McFarlane has crafted “The Orville” into something of a light dessert for your evening TV viewing. As with the first season, the more you remember shows like “Star Trek: Deep Space Nine” the more you appreciate the satire meets late night sitcom tone. Everything from the epic opening credits, with the camera panning over a CGI Orville in space, to the nostalgic production design serve as a cheerful take on the “Star Trek” aesthetic. But the show is also its own thing, with the humor being pure McFarlane. Yet he doesn’t push too far and even the whole bit of Bortus having to pee is family friendly goof. The season premiere also has a storyline where Dr. Claire Finn (Penny Johnson Jerald) has to deal with son Marcus (BJ Tanner) running around with a new friend, James (Jake Brennan) who knows how to manipulate the ship’s computer to snag some easy vodka. Moments like this are an example of why “The Orville” can be great fun in the way it recycles old ideas for mischievous comedy. The vodka-chugging kids are found in a simulator and Isaac (Mark Jackson) , Claire’s analytical robot, needs to have puberty explained to him. His answer is to just make Marcus drink until he doesn’t like it anymore.
The romance is also filtered through the whole “Star Trek” wormhole with simple but funny writing by McFarlane. Ed becomes a total, rejected dude and spies on Kelly while she’s alone with Cassius then insists to her that he still loves her. But when Ed meets Cassius he can’t help but like the guy and offers tips for keeping Kelly happy, like playing Journey. But many of the best lines belong to Bortus, who is the show’s equivalent of a Klingon, telling Alara he can order Dan to mate with her.

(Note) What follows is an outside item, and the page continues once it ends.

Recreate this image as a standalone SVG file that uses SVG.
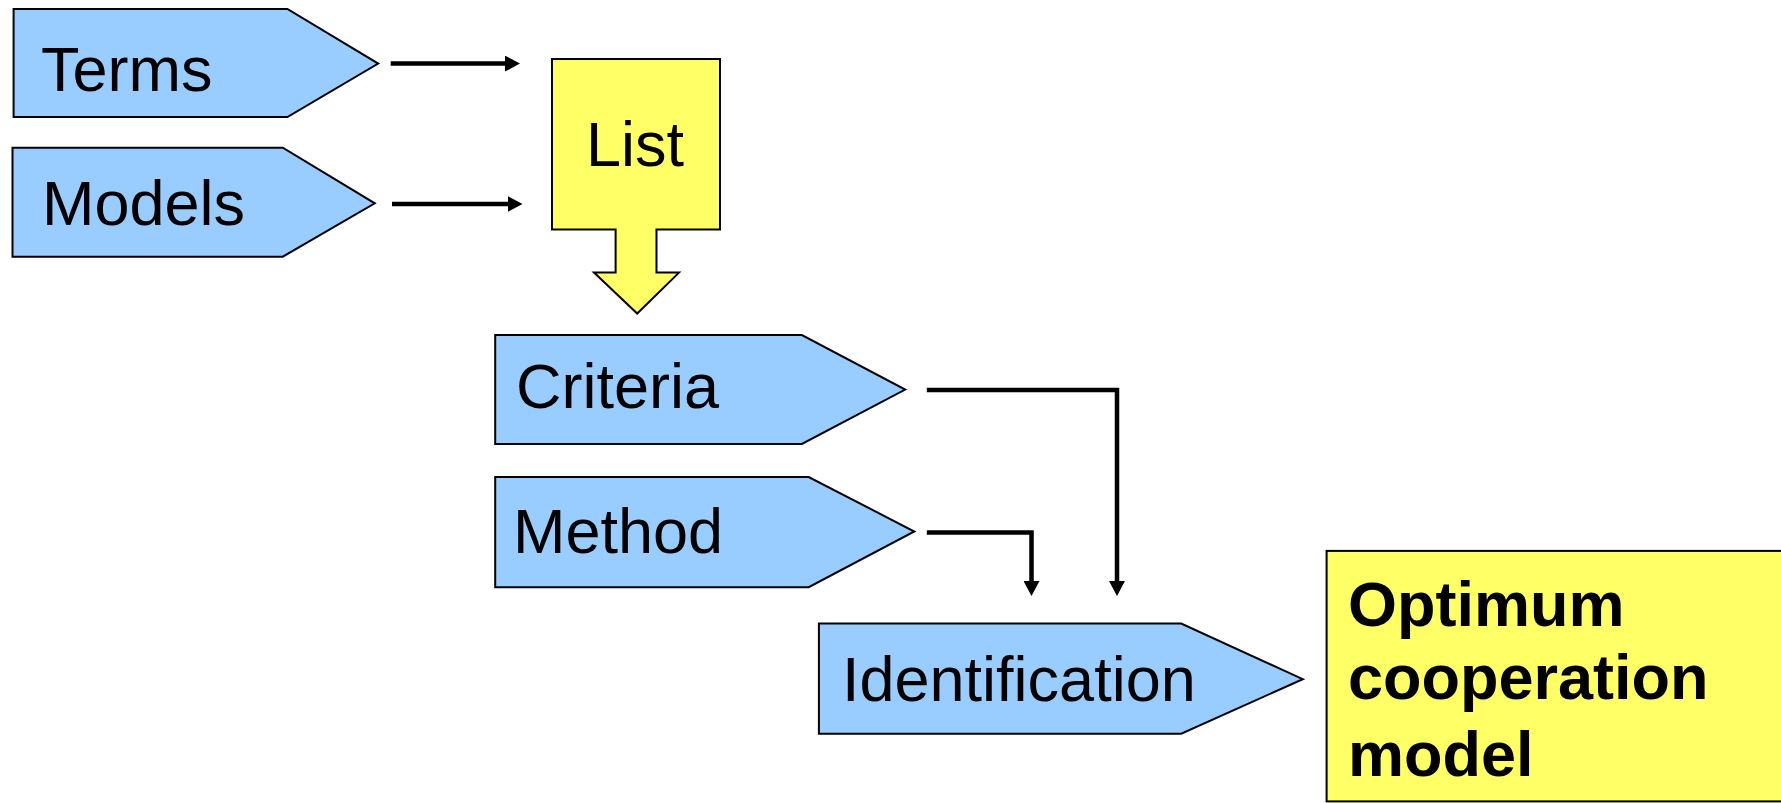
<svg xmlns="http://www.w3.org/2000/svg" width="1781" height="803" viewBox="0 0 1781 803">
<style>
.blue{fill:#99CCFF;stroke:#000;stroke-width:2}
.yel{fill:#FFFF66;stroke:#000;stroke-width:2}
.t{font-family:"Liberation Sans",Arial,sans-serif;font-size:63px;fill:#000}
.b{font-family:"Liberation Sans",Arial,sans-serif;font-size:63px;font-weight:bold;fill:#000}
.c{fill:none;stroke:#000;stroke-width:4.5;marker-end:url(#ah)}
</style>
<defs>
<marker id="ah" markerUnits="userSpaceOnUse" markerWidth="16" markerHeight="16" refX="2" refY="8" orient="auto" viewBox="0 0 16 16">
<path d="M0,0 L15,8 L0,16 z" fill="#000"/>
</marker>
</defs>
<rect width="1781" height="803" fill="#fff"/>
<g id="terms">
<polygon class="blue" points="13.6,9 287.4,9 378.2,63.6 287.4,117 13.6,117"/>
<text class="t" x="41" y="91">Terms</text>
</g>
<g id="models">
<polygon class="blue" points="12.5,147.7 282.8,147.7 374.8,203.3 282.8,256.7 12.5,256.7"/>
<text class="t" x="42" y="225">Models</text>
</g>
<g id="list">
<polygon class="yel" points="552,59 720,59 720,229.4 656.5,229.4 656.5,272.6 679,272.6 637.2,313.5 594,272.6 615.6,272.6 615.6,229.4 552,229.4"/>
<text class="t" x="586" y="166">List</text>
</g>
<g id="criteria">
<polygon class="blue" points="495.2,335 801.9,335 905.2,389.6 801.9,444 495.2,444"/>
<text class="t" x="516" y="408">Criteria</text>
</g>
<g id="method">
<polygon class="blue" points="495.2,477 808.7,477 914.3,531.5 808.7,587.2 495.2,587.2"/>
<text class="t" x="513" y="553">Method</text>
</g>
<g id="identification">
<polygon class="blue" points="818.9,623.5 1181.2,623.5 1302.8,679.2 1181.2,733.7 818.9,733.7"/>
<text class="t" x="842" y="701">Identification</text>
</g>
<g id="optimum">
<rect class="yel" x="1326.6" y="550.9" width="470" height="250.5"/>
<text class="b" x="1348" y="626">Optimum</text>
<text class="b" x="1348" y="699">cooperation</text>
<text class="b" x="1348" y="776">model</text>
</g>
<g id="connectors">
<path class="c" d="M390.7,63.6 H507"/>
<path class="c" d="M392,204 H509.5"/>
<path class="c" d="M926.8,390 H1117 V583"/>
<path class="c" d="M926.8,532.5 H1031.5 V583"/>
</g>
</svg>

Alara’s actual date with Dan is a sci-fi take on hilarious awkwardness as he reads her a poem, asks for her opinion and she bluntly has tell him it stinks. Gordon and LaMarr have some memorable scenes too. LeMarr takes Gordon into a simulation designed for practicing pick-up lines that is not only funny but ironically makes total sense if you take the logic of such technology seriously. While “Star Trek” in its various incarnations is brilliant, it still has a tendency of taking itself a bit too seriously. “The Orville” renders tribute while finding the smile behind the vision.
By the time Bortus conducts his ritual and the party begins (to the tune of “AsTime Goes By” from “Casablanca”), Dan finds that Gordon appreciates his poetry (but chickened out on approaching Tyler), there seems to be peace between Ed and Kelly, but someone new happens to sit next to the captain at the bar. “The Orville” is not exactly rocket science, but it’s a fun crew to hang out with.
“The Orville” season two premieres Dec. 30 and airs Thursdays at 9 p.m. ET on Fox.